-- Start of Data lines --

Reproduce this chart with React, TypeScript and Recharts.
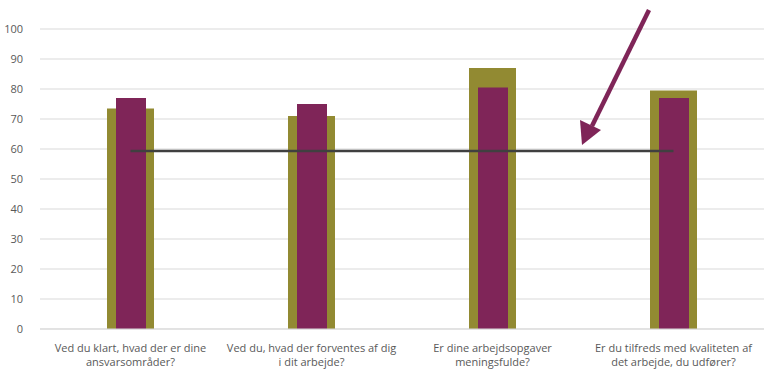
import React from 'react';
import { ComposedChart, Bar, Line, XAxis, YAxis, CartesianGrid } from 'recharts';

document.body.style.margin = '0';

const categories = [
  'Ved du klart, hvad der er dine ansvarsområder?',
  'Ved du, hvad der forventes af dig i dit arbejde?',
  'Er dine arbejdsopgaver meningsfulde?',
  'Er du tilfreds med kvaliteten af det arbejde, du udfører?',
];
const labelLines = [
  ['Ved du klart, hvad der er dine', 'ansvarsområder?'],
  ['Ved du, hvad der forventes af dig', 'i dit arbejde?'],
  ['Er dine arbejdsopgaver', 'meningsfulde?'],
  ['Er du tilfreds med kvaliteten af', 'det arbejde, du udfører?'],
];
const olive = [73.5, 71, 87, 79.5];
const purple = [77, 75, 80.5, 77];
const benchmark = [59.3, 59.3, 59.3, 59.3];
const yTicks = [0, 10, 20, 30, 40, 50, 60, 70, 80, 90, 100];

const data = categories.map((name, i) => ({
  name,
  olive: olive[i],
  purple: purple[i],
  benchmark: benchmark[i],
}));

const XTick = ({ x, y, payload }: any) => {
  const lines = labelLines[categories.indexOf(payload.value)] || [payload.value];
  return (
    <text
      x={x}
      y={y}
      textAnchor="middle"
      fill="#595959"
      fontSize={11}
      fontFamily="'Open Sans', sans-serif"
    >
      {lines.map((l: string, i: number) => (
        <tspan key={i} x={x} dy={i === 0 ? 15 : 14}>
          {l}
        </tspan>
      ))}
    </text>
  );
};

export default function App() {
  return (
    <div style={{ position: 'relative', width: 764, height: 369, background: '#fff' }}>
      <ComposedChart
        width={764}
        height={369}
        data={data}
        margin={{ top: 29, right: 0, left: 0, bottom: 0 }}
      >
        <CartesianGrid vertical={false} stroke="#d9d9d9" />
        <XAxis
          xAxisId="a"
          dataKey="name"
          height={40}
          tickLine={false}
          axisLine={{ stroke: '#d9d9d9' }}
          tick={<XTick />}
          interval={0}
        />
        <XAxis xAxisId="b" dataKey="name" hide />
        <YAxis
          domain={[0, 100]}
          ticks={yTicks}
          width={40}
          axisLine={false}
          tickLine={false}
          tick={{ fill: '#595959', fontSize: 11, fontFamily: "'Open Sans', sans-serif" }}
          tickMargin={11}
        />
        <Bar xAxisId="a" dataKey="olive" fill="#928a32" barSize={47} isAnimationActive={false} />
        <Bar xAxisId="b" dataKey="purple" fill="#7f2558" barSize={30} isAnimationActive={false} />
        <Line
          xAxisId="a"
          dataKey="benchmark"
          type="linear"
          stroke="#404040"
          strokeWidth={2.5}
          dot={false}
          activeDot={false}
          isAnimationActive={false}
        />
      </ComposedChart>
      <svg
        width={764}
        height={369}
        style={{ position: 'absolute', left: 0, top: 0, pointerEvents: 'none' }}
      >
        <line x1={649} y1={10} x2={592} y2={126} stroke="#7f2558" strokeWidth={4.5} />
        <polygon points="582,145 580,120 601,130" fill="#7f2558" />
      </svg>
    </div>
  );
}
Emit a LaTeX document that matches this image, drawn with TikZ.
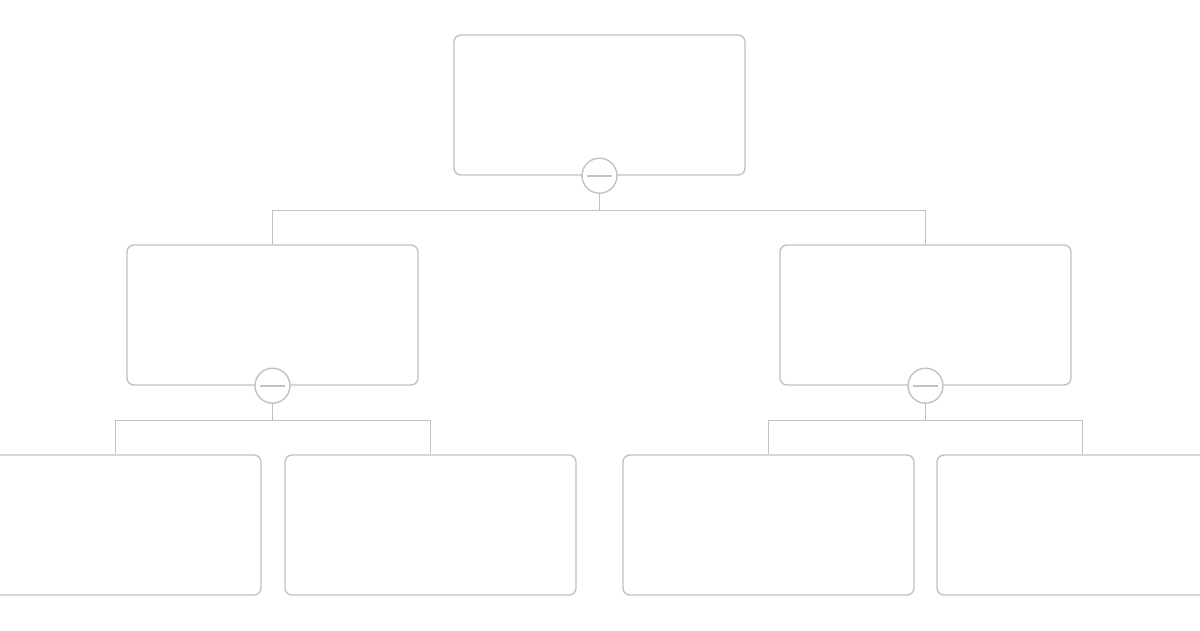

-- End of Data lines --

Problem to solve ::
From the first line of the material down to the line containing "document.body.style.margin = '0';", inclusive, return each line exactly, skipping any picture.

Output ::
Reproduce this chart with React, TypeScript and Recharts.
import React from 'react';
import { ComposedChart, Bar, Line, XAxis, YAxis, CartesianGrid } from 'recharts';

document.body.style.margin = '0';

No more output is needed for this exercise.